Default request timeout is 10 minutes (timeout= on the client or with_options). On timeout: anthropic.APITimeoutError, retried per max_retries.

Rate Limits

Limits are per-organization, per-model-class, measured three ways:

  • RPM — requests per minute
  • ITPM — input tokens per minute (cache reads often discounted/exempt — check headers)
  • OTPM — output tokens per minute

Tiers scale with cumulative spend (Tier 1-4, then custom/scale).

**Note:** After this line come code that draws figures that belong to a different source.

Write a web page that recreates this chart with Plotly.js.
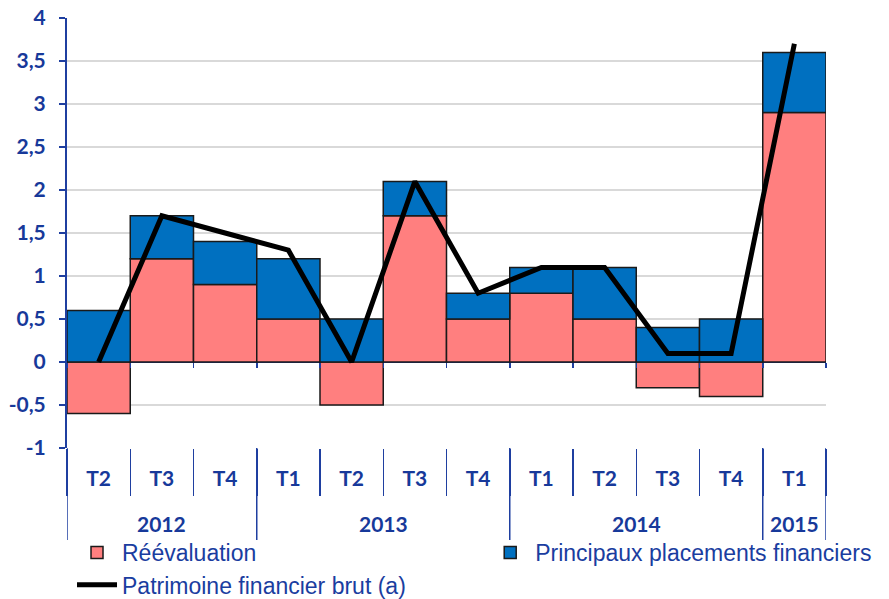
<!DOCTYPE html>
<html>
<head>
<meta charset="utf-8">
<script src="https://cdn.plot.ly/plotly-3.0.1.min.js"></script>
<style>html,body{margin:0;padding:0;background:#fff;}#chart{width:889px;height:599px;}</style>
</head>
<body>
<div id="chart"></div>
<script>
// ---- data ----
const quarters = ["T2","T3","T4","T1","T2","T3","T4","T1","T2","T3","T4","T1"];
const years    = ["2012","2012","2012","2013","2013","2013","2013","2014","2014","2014","2014","2015"];
const reevaluation = [-0.6, 1.2, 0.9, 0.5, -0.5, 1.7, 0.5, 0.8, 0.5, -0.3, -0.4, 2.9];
const placements   = [0.6, 0.5, 0.5, 0.7, 0.5, 0.4, 0.3, 0.3, 0.6, 0.4, 0.5, 0.7];
const patrimoine   = [0.0, 1.7, 1.5, 1.3, 0.0, 2.1, 0.8, 1.1, 1.1, 0.1, 0.1, 3.7];
const yTickVals = [-1, -0.5, 0, 0.5, 1, 1.5, 2, 2.5, 3, 3.5, 4];
const yTickText = ["-1", "-0,5", "0", "0,5", "1", "1,5", "2", "2,5", "3", "3,5", "4"];
const seriesNames = ["Réévaluation", "Principaux placements financiers", "Patrimoine financier brut (a)"];

// unique category keys
const cats = quarters.map((q, i) => q + " " + years[i]);

// year groups
const yearGroups = [];
years.forEach((y, i) => {
  const last = yearGroups[yearGroups.length - 1];
  if (last && last.year === y) last.end = i; else yearGroups.push({year: y, start: i, end: i});
});

const textBlue = "#17399a";
const axisBlue = "#1f3fa0";
const tickFont = {family: "Lato, 'Open Sans', sans-serif", size: 21, color: textBlue, weight: 700};
const legendFont = {family: "'Liberation Sans', Arial, sans-serif", size: 23, color: "#1a3da0"};

const traces = [
  {type: "bar", name: seriesNames[0], x: cats, y: reevaluation, legend: "legend",
   marker: {color: "#ff7f7f", line: {color: "#1a1a1a", width: 1.5}}, hoverinfo: "skip"},
  {type: "bar", name: seriesNames[1], x: cats, y: placements, legend: "legend2",
   marker: {color: "#0070c0", line: {color: "#1a1a1a", width: 1.5}}, hoverinfo: "skip"},
  {type: "scatter", mode: "lines", name: seriesNames[2], x: cats, y: patrimoine, xaxis: "x2", yaxis: "y",
   legend: "legend3", line: {color: "#000000", width: 5}, hoverinfo: "skip"}
];

const shapes = [];
const annotations = [];
const boundaries = [];
yearGroups.forEach((g, k) => {
  if (k === 0) boundaries.push(g.start - 0.5);
  boundaries.push(g.end + 0.5);
  annotations.push({xref: "x", yref: "paper", x: (g.start + g.end) / 2, y: -0.175,
    text: g.year, showarrow: false, yanchor: "middle", xanchor: "center", font: tickFont});
});
boundaries.forEach(b => shapes.push({type: "line", xref: "x", yref: "paper", x0: b, x1: b, y0: 0, y1: -0.214,
  line: {color: axisBlue, width: 1.5}, layer: "above"}));

const legendBase = {orientation: "h", xanchor: "left", yanchor: "top", font: legendFont,
  itemwidth: 40, bgcolor: "rgba(0,0,0,0)", borderwidth: 0};

const layout = {
  width: 889, height: 599,
  margin: {l: 67, r: 63, t: 18, b: 151, autoexpand: false},
  paper_bgcolor: "#ffffff", plot_bgcolor: "#ffffff",
  barmode: "relative", bargap: 0,
  showlegend: true,
  xaxis: {type: "category", categoryorder: "array", categoryarray: cats, range: [-0.5, 11.5],
    tickvals: cats, ticktext: quarters, tickson: "boundaries",
    ticks: "outside", ticklen: 47, tickwidth: 1.5, tickcolor: axisBlue,
    ticklabelstandoff: 16,
    showline: false, showgrid: false, zeroline: false, tickfont: tickFont, fixedrange: true},
  xaxis2: {type: "category", overlaying: "x", anchor: "free", position: 0.2, side: "bottom",
    categoryorder: "array", categoryarray: cats, range: [-0.5, 11.5], tickson: "boundaries",
    ticks: "outside", ticklen: 5, tickwidth: 1.5, tickcolor: axisBlue,
    showticklabels: false, showline: false, showgrid: false, zeroline: false, fixedrange: true},
  yaxis: {range: [-1, 4], tickvals: yTickVals, ticktext: yTickText,
    ticks: "outside", ticklen: 6, tickwidth: 1.5, tickcolor: axisBlue,
    showline: true, linecolor: axisBlue, linewidth: 2,
    showgrid: true, gridcolor: "#d9d9d9", gridwidth: 1.5,
    zeroline: true, zerolinecolor: axisBlue, zerolinewidth: 1.5,
    tickfont: tickFont, ticklabelstandoff: 9, fixedrange: true},
  yaxis2: {overlaying: "y", side: "right", anchor: "x", range: [-1, 4], tickvals: yTickVals, ticktext: yTickText,
    ticks: "outside", ticklen: 6, tickwidth: 1.5, tickcolor: axisBlue,
    showline: true, linecolor: axisBlue, linewidth: 2, showgrid: false, zeroline: false,
    tickfont: tickFont, ticklabelstandoff: 9, fixedrange: true},
  legend: Object.assign({}, legendBase, {x: 0.0066, y: -0.193}),
  legend2: Object.assign({}, legendBase, {x: 0.551, y: -0.193}),
  legend3: Object.assign({}, legendBase, {x: 0.0066, y: -0.268}),
  shapes: shapes,
  annotations: annotations
};

Plotly.newPlot("chart", traces, layout, {displayModeBar: false, staticPlot: true});
</script>
</body>
</html>
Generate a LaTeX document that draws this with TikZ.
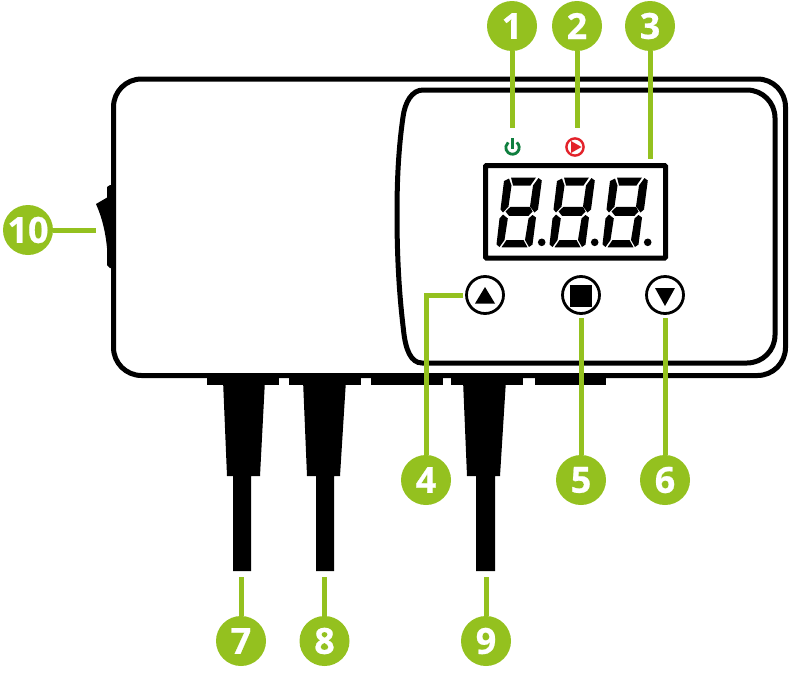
\documentclass[tikz,border=0pt]{standalone}
\usepackage{fontspec}
\setmainfont{Open Sans}[BoldFeatures={FakeBold=0.6}]
\definecolor{lime}{HTML}{94C11F}
\definecolor{powergreen}{HTML}{0F7F3F}
\definecolor{playred}{HTML}{E3222A}
\tikzset{
  badge/.style={circle,fill=lime,text=white,minimum size=50pt,inner sep=0pt,font=\fontsize{36}{36}\selectfont\bfseries},
  leader/.style={draw=lime,line width=5pt},
  keycap/.style={circle,draw=black,fill=white,line width=2.8pt,minimum size=37pt,inner sep=0pt},
  housing/.style={draw=black,line width=5pt,fill=white},
  segment/.style={fill=black,draw=none},
}
\newcommand{\segdigit}[1]{%
\begin{scope}[xshift=#1pt]
  \path[segment] (511,177.5) -- (536,177.5) -- (530.5,185.5) -- (513,185.5) -- cycle;
  \path[segment] (509,178.5) -- (511.5,185.5) -- (508.5,206.5) -- (503,212.5) -- (500.5,209.5) -- (504,181) -- cycle;
  \path[segment] (538.5,178) -- (541.8,180.5) -- (538,209.5) -- (534.5,212.5) -- (530,206.5) -- (533,185.5) -- cycle;
  \path[segment] (505.5,211.5) -- (510.5,206.8) -- (530,206.8) -- (532.5,211.5) -- (528.5,215.8) -- (509,215.8) -- cycle;
  \path[segment] (503,214.5) -- (507.8,218.5) -- (504.5,240) -- (499.5,247) -- (496.5,244.5) -- (499.5,218.5) -- cycle;
  \path[segment] (532.5,215) -- (536,217.5) -- (532.5,244.5) -- (529,247) -- (525,240) -- (528.5,218.5) -- cycle;
  \path[segment] (506.5,240) -- (523.5,240) -- (527.5,247.3) -- (501.5,247.3) -- cycle;
  \fill[black] (541.7,242.3) circle (3.8pt);
\end{scope}}
\begin{document}
\begin{tikzpicture}[x=1pt,y=-1pt]
\useasboundingbox (0,0) rectangle (792,672);
% switch
\fill[black] (107,187) -- (110,185) -- (114,185) -- (114,268) -- (110,268) -- (107,265) -- cycle;
\fill[black] (96,204) -- (108,197) -- (108,262) .. controls (107,240) and (104,222) .. (96,204) -- cycle;
% connector plates
\foreach \a/\b in {207/279,289/361,371/443,451/523,535/606}
  \fill[black] (\a,375) rectangle (\b,385);
% glands and cables
\foreach \a/\b/\c/\d/\e/\f in {223/265/227/260/233/251,303/346/307/340/316/334,463/506/467/500/476/495}{
  \fill[black] (\a,380) -- (\b,380) -- (\d,476) -- (\f,476) -- (\f,571) -- (\e,571) -- (\e,476) -- (\c,476) -- cycle;
}
% housing
\draw[housing,rounded corners=28pt] (113.5,79) rectangle (785.5,375.5);
% front panel
\draw[housing] (423,90) -- (747,90) .. controls (762.5,90) and (775,102.5) .. (775,118) -- (775,335) .. controls (775,350.5) and (762.5,363) .. (747,363) -- (422,363)
  .. controls (411,363) and (405.5,350) .. (403.5,330)
  .. controls (398,285) and (397,245) .. (397,213)
  .. controls (397,175) and (399,145) .. (403,117)
  .. controls (405,102) and (412,90) .. (423,90) -- cycle;
% display
\draw[black,line width=5pt,fill=white,rounded corners=1pt] (485.5,165.5) rectangle (665.5,258);
\segdigit{0}\segdigit{53}\segdigit{106}
% status icons
\draw[powergreen,line width=2.8pt] (516.8,142.4) arc[start angle=50,end angle=-230,radius=6.7pt];
\draw[powergreen,line width=2.8pt] (512.5,138) -- (512.5,149);
\draw[playred,line width=2.4pt] (575,147) circle (8.6pt);
\fill[playred] (571,141) -- (581.5,147) -- (571,153) -- cycle;
% keys
\node[keycap] (up) at (485,295) {};
\node[keycap] (stop) at (581,295) {};
\node[keycap] (down) at (665,295) {};
\fill[black] (475,303.5) -- (495,303.5) -- (485,287) -- cycle;
\fill[black] (570,285) rectangle (592,307);
\fill[black] (655,288) -- (675,288) -- (665,306) -- cycle;
% badges
\node[badge] (n1) at (512,26) {1};
\node[badge] (n2) at (577,26) {2};
\node[badge] (n3) at (650,26) {3};
\node[badge] (n4) at (426,480) {4};
\node[badge] (n5) at (581,480) {5};
\node[badge] (n6) at (665,480) {6};
\node[badge] (n7) at (241,641) {7};
\node[badge] (n8) at (324.5,641) {8};
\node[badge] (n9) at (486,641) {9};
\node[badge] (n10) at (28,230) {10};
% free ends
\coordinate (e1) at (512,128);
\coordinate (e2) at (577,128);
\coordinate (e3) at (650,159);
\coordinate (e4) at (463,295);
\coordinate (e5) at (581,318);
\coordinate (e6) at (665,318);
\coordinate (e7) at (241,577);
\coordinate (e8) at (324.5,577);
\coordinate (e9) at (486,577);
\coordinate (e10) at (96,230);
\draw[leader] (n1) -- (e1);
\draw[leader] (n2) -- (e2);
\draw[leader] (n3) -- (e3);
\draw[leader] (n4) -- (426,295) -- (e4);
\draw[leader] (n5) -- (e5);
\draw[leader] (n6) -- (e6);
\draw[leader] (n7) -- (e7);
\draw[leader] (n8) -- (e8);
\draw[leader] (n9) -- (e9);
\draw[leader] (n10) -- (e10);
\end{tikzpicture}
\end{document}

Check live limits in Console or response headers:

Header Meaning
retry-after Seconds to wait (on 429)
anthropic-ratelimit-requests-limit / -remaining / -reset RPM state
anthropic-ratelimit-input-tokens-* / -output-tokens-* ITPM / OTPM state

Practical guidance:

  • Treat 429 as backpressure: honor retry-after, add jitter, cap concurrency.
  • Long-running agent fleets: budget OTPM, not just RPM — output is usually the binding constraint.
  • Batches API has separate, much higher throughput and doesn't draw from interactive rate limits — move bulk traffic there.
  • 529 overloaded_error is capacity, not your quota — backoff and/or fail over to a different model tier.

Token Counting

POST /v1/messages/count_tokens — free, model-specific, counts a request without running it:

n = client.messages.count_tokens(
    model="claude-opus-4-8",
    system=system, tools=tools,
    messages=[{"role": "user", "content": text}],
).input_tokens

Never estimate with tiktoken (OpenAI tokenizer; 15-20% undercount on prose, worse on code). Token counts differ between Claude models too — count against the model you'll run.

Vision & Documents

  • Images: {"type": "image", "source": {...}} blocks — base64, URL, or Files API {"type": "file", "file_id": ...}. Opus 4.7+ supports high-res input (up to 2576px long edge, pixel-accurate coordinates; up to ~3x image tokens).
  • PDFs: {"type": "document", "source": {...}} — base64, URL, plain text, or file_id. Optional citations: {"enabled": true}.
  • Files API (beta files-api-2025-04-14): upload once (client.beta.files.upload(...)), reference by file_id across requests. 500 MB/file, 100 GB/org.